HAMILTON – Perserikatan Bangsa-Bangsa (PBB) menyoroti semakin memburuknya krisis kemanusiaan di Gaza, menyebut wilayah itu sebagai “padang puing” dengan “tindakan yang menyerupai kejahatan internasional paling berat.”
“Sejak eskalasi konflik ini pada Oktober 2023, kami telah melaporkan kepada Dewan (Keamanan PBB) tidak kurang dari 16 kali,” kata Joyce Msuya, Pelaksana Tugas Wakil Sekretaris Jenderal untuk Urusan Kemanusiaan dan Koordinator Bantuan Darurat, dalam pertemuan Dewan Keamanan PBB tentang Palestina, Selasa (12/11/2024).
Msuya mengecam dampak dari eskalasi terbaru, dengan menyatakan bahwa warga sipil “terusir dari rumah mereka, tercerabut, dan kehilangan martabat” serta sering harus menyaksikan kematian anggota keluarga.
Ia juga menggambarkan kondisi mengerikan anak-anak yang terluka, yang dalam beberapa kasus diberi tulisan di tangan mereka bertuliskan “Anak Terluka, Tidak Ada Keluarga yang Selamat.”
Menyampaikan bahwa kehancuran di Gaza kini mencapai tingkat yang belum pernah terjadi sebelumnya, dengan lebih dari 70 persen rumah warga rusak atau hancur, Msuya mempertanyakan, “Langkah pembedaan dan pencegahan apa yang sebenarnya telah diambil?”

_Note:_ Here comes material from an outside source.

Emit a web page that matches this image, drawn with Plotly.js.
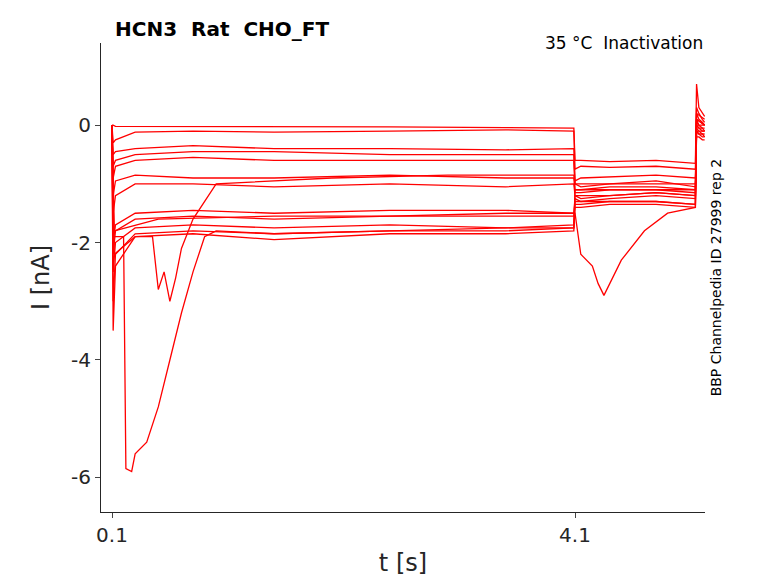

“Kita sedang menyaksikan tindakan yang mengingatkan pada kejahatan internasional terberat,” tegasnya.
Msuya mencatat bahwa serangan terbaru Israel di Gaza Utara bulan lalu adalah versi yang lebih intens, ekstrem, dan cepat dari kengerian yang terjadi setahun terakhir.
Serangan berkelanjutan Israel kini mempengaruhi sekitar 75.000 orang yang terjebak di Gaza Utara dengan pasokan makanan dan air yang sangat terbatas.

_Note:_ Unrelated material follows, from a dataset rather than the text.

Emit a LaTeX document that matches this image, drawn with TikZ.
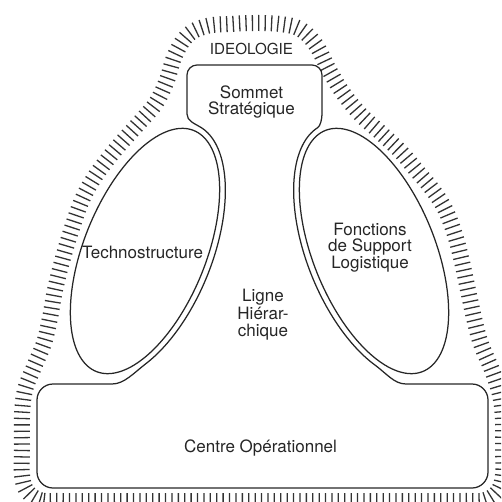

Msuya juga mengkritik blokade Israel terhadap pasokan bahan bakar yang dibutuhkan untuk mengoperasikan peralatan penyelamatan, menyebutnya sebagai tindakan yang menunjukkan kekejaman yang seolah tiada batas di Gaza.
“Warga yang terkepung sekarang mengaku takut bahwa mereka akan menjadi sasaran jika menerima bantuan,” katanya.

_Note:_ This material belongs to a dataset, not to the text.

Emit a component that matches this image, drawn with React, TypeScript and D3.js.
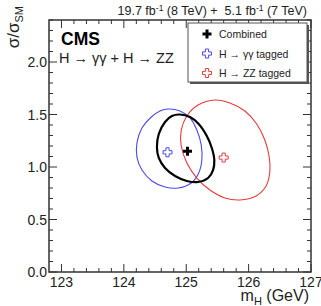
import React, { useEffect, useRef } from 'react';
import * as d3 from 'd3';

// best-fit points (mH, sigma/sigmaSM)
const pointNames = ['Combined', 'H → γγ tagged', 'H → ZZ tagged'];
const pointMass = [125.02, 124.7, 125.6];
const pointMu = [1.15, 1.14, 1.09];
const pointColors = ['#000000', '#4a4ae8', '#e8393b'];

// 68% CL contours, [mH, sigma/sigmaSM]
const gammaContour = [
  [124.71, 1.552], [124.9, 1.533], [125.06, 1.467], [125.17, 1.352], [125.24, 1.21],
  [125.25, 1.067], [125.2, 0.943], [125.08, 0.848], [124.87, 0.8], [124.66, 0.81],
  [124.45, 0.867], [124.29, 0.971], [124.21, 1.095], [124.21, 1.229], [124.29, 1.371],
  [124.44, 1.476], [124.58, 1.533],
];
const combinedContour = [
  [124.9, 1.5], [125.06, 1.476], [125.2, 1.41], [125.33, 1.295], [125.41, 1.181],
  [125.45, 1.067], [125.43, 0.971], [125.35, 0.895], [125.19, 0.857], [125.01, 0.867],
  [124.82, 0.914], [124.66, 0.99], [124.56, 1.086], [124.53, 1.19], [124.56, 1.314],
  [124.66, 1.429], [124.77, 1.486],
];
const zzContour = [
  [125.46, 1.638], [125.7, 1.61], [125.94, 1.533], [126.13, 1.41], [126.26, 1.257],
  [126.33, 1.095], [126.34, 0.952], [126.28, 0.819], [126.12, 0.724], [125.86, 0.686],
  [125.62, 0.705], [125.38, 0.781], [125.17, 0.895], [125.01, 1.038], [124.92, 1.2],
  [124.92, 1.352], [125.01, 1.486], [125.19, 1.59],
];

const xMajor = [123, 124, 125, 126, 127];
const yMajor = [0, 0.5, 1, 1.5, 2];

const W = 321;
const H = 306;
const m = { left: 49, top: 20, right: 311, bottom: 272 };
const font = 'Liberation Sans, Arial, Helvetica, sans-serif';

// plus-shaped marker, filled or open
const crossPath = (s: number, t: number) =>
  `M${-t},${-s}H${t}V${-t}H${s}V${t}H${t}V${s}H${-t}V${t}H${-s}V${-t}H${-t}Z`;

const App = () => {
  const svgRef = useRef<SVGSVGElement>(null);

  useEffect(() => {
    const svg = d3.select(svgRef.current);
    svg.selectAll('*').remove();

    const x = d3.scaleLinear().domain([122.8, 127]).range([m.left, m.right]);
    const y = d3.scaleLinear().domain([0, 2.4]).range([m.bottom, m.top]);

    svg.append('rect').attr('width', W).attr('height', H).attr('fill', '#fff');

    const line = d3
      .line<number[]>()
      .x((d) => x(d[0]))
      .y((d) => y(d[1]))
      .curve(d3.curveCatmullRomClosed.alpha(0.5));

    const plot = svg.append('g');
    plot.append('path').attr('d', line(gammaContour)).attr('fill', 'none')
      .attr('stroke', pointColors[1]).attr('stroke-width', 1.1);
    plot.append('path').attr('d', line(zzContour)).attr('fill', 'none')
      .attr('stroke', pointColors[2]).attr('stroke-width', 1.1);
    plot.append('path').attr('d', line(combinedContour)).attr('fill', 'none')
      .attr('stroke', pointColors[0]).attr('stroke-width', 2.2);

    // best-fit markers
    pointNames.forEach((_, i) => {
      const g = plot.append('g')
        .attr('transform', `translate(${x(pointMass[i])},${y(pointMu[i])})`);
      if (i === 0) {
        g.append('path').attr('d', crossPath(4.5, 1.5)).attr('fill', '#000');
      } else {
        g.append('path').attr('d', crossPath(4.5, 1.6)).attr('fill', '#fff')
          .attr('stroke', pointColors[i]).attr('stroke-width', 1);
      }
    });

    // ticks on all four sides, pointing inward
    const ticks = svg.append('g').attr('stroke', '#333').attr('stroke-width', 1);
    d3.range(123, 127.001, 0.2).forEach((v) => {
      const major = Math.abs(v - Math.round(v)) < 1e-6;
      const len = major ? 8 : 4;
      ticks.append('line').attr('x1', x(v)).attr('x2', x(v))
        .attr('y1', m.bottom).attr('y2', m.bottom - len);
      ticks.append('line').attr('x1', x(v)).attr('x2', x(v))
        .attr('y1', m.top).attr('y2', m.top + len);
    });
    d3.range(0, 2.4001, 0.1).forEach((v) => {
      const major = Math.abs(v * 2 - Math.round(v * 2)) < 1e-6;
      const len = major ? 8 : 4;
      ticks.append('line').attr('y1', y(v)).attr('y2', y(v))
        .attr('x1', m.left).attr('x2', m.left + len);
      ticks.append('line').attr('y1', y(v)).attr('y2', y(v))
        .attr('x1', m.right).attr('x2', m.right - len);
    });

    svg.append('rect').attr('x', m.left).attr('y', m.top)
      .attr('width', m.right - m.left).attr('height', m.bottom - m.top)
      .attr('fill', 'none').attr('stroke', '#333').attr('stroke-width', 1.5);

    const labels = svg.append('g').attr('font-family', font).attr('fill', '#222');
    xMajor.forEach((v) => {
      labels.append('text').attr('x', x(v)).attr('y', m.bottom + 15)
        .attr('text-anchor', 'middle').attr('font-size', 14).text(v);
    });
    yMajor.forEach((v) => {
      labels.append('text').attr('x', m.left - 2).attr('y', y(v) + 5)
        .attr('text-anchor', 'end').attr('font-size', 14).text(d3.format('.1f')(v));
    });

    // axis titles
    const xt = labels.append('text').attr('x', m.right - 2).attr('y', 301)
      .attr('text-anchor', 'end').attr('font-size', 16);
    xt.append('tspan').text('m');
    xt.append('tspan').attr('font-size', 11).attr('dy', 4).text('H');
    xt.append('tspan').attr('dy', -4).text(' (GeV)');

    const yt = labels.append('text').attr('transform', 'translate(19,6) rotate(-90)')
      .attr('text-anchor', 'end').attr('font-size', 17);
    yt.append('tspan').text('σ/σ');
    yt.append('tspan').attr('font-size', 11).attr('dy', 4).text('SM');

    // luminosity label
    const lumi = labels.append('text').attr('x', m.right - 4).attr('y', 15)
      .attr('text-anchor', 'end').attr('font-size', 12.5);
    lumi.append('tspan').text('19.7 fb');
    lumi.append('tspan').attr('font-size', 8.5).attr('dy', -4.5).text('-1');
    lumi.append('tspan').attr('dy', 4.5).text(' (8 TeV) +\u00a0 5.1 fb');
    lumi.append('tspan').attr('font-size', 8.5).attr('dy', -4.5).text('-1');
    lumi.append('tspan').attr('dy', 4.5).text(' (7 TeV)');

    labels.append('text').attr('x', 61).attr('y', 45).attr('font-size', 17.5)
      .attr('font-weight', 'bold').attr('fill', '#000').text('CMS');
    labels.append('text').attr('x', 59).attr('y', 63).attr('font-size', 14.5)
      .text('H → γγ + H → ZZ');

    // legend
    const lg = svg.append('g');
    lg.append('rect').attr('x', 190).attr('y', 25).attr('width', 119).attr('height', 59)
      .attr('fill', '#555');
    lg.append('rect').attr('x', 188).attr('y', 23).attr('width', 119).attr('height', 59)
      .attr('fill', '#fff').attr('stroke', '#555').attr('stroke-width', 1);
    pointNames.forEach((name, i) => {
      const ry = 34 + i * 19.5;
      const g = lg.append('g').attr('transform', `translate(207,${ry})`);
      if (i === 0) {
        g.append('path').attr('d', crossPath(4.5, 1.5)).attr('fill', '#000');
      } else {
        g.append('path').attr('d', crossPath(4.5, 1.6)).attr('fill', '#fff')
          .attr('stroke', pointColors[i]).attr('stroke-width', 1);
      }
      lg.append('text').attr('x', 219).attr('y', ry + 4).attr('font-family', font)
        .attr('font-size', 10.5).attr('fill', '#222').text(name);
    });
  }, []);

  return <svg ref={svgRef} width={W} height={H} style={{ position: 'absolute', left: 0, top: 0 }} />;
};

export default App;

Msuya juga mengungkapkan keprihatinannya terhadap rancangan undang-undang baru di Knesset Israel yang bertujuan melarang aktivitas badan PBB untuk pengungsi Palestina (UNRWA) mulai Januari mendatang.
Ia memperingatkan bahwa, “Jika undang-undang ini diterapkan, hal itu akan sangat menghambat bantuan penyelamatan jiwa dan pencegahan kelaparan. Tidak ada organisasi lain yang dapat menggantikan peran ini.”
Mendorong adanya tindakan internasional segera, Msuya meminta negara-negara anggota PBB untuk menggunakan tekanan diplomatik dan ekonomi, pembatasan transfer senjata, serta melawan impunitas guna mencegah penderitaan yang lebih lanjut.
Ia juga meminta Dewan Keamanan untuk memanfaatkan otoritasnya sesuai Piagam PBB guna memastikan ketaatan pada hukum internasional dan penerapan penuh dari resolusi-resolusinya.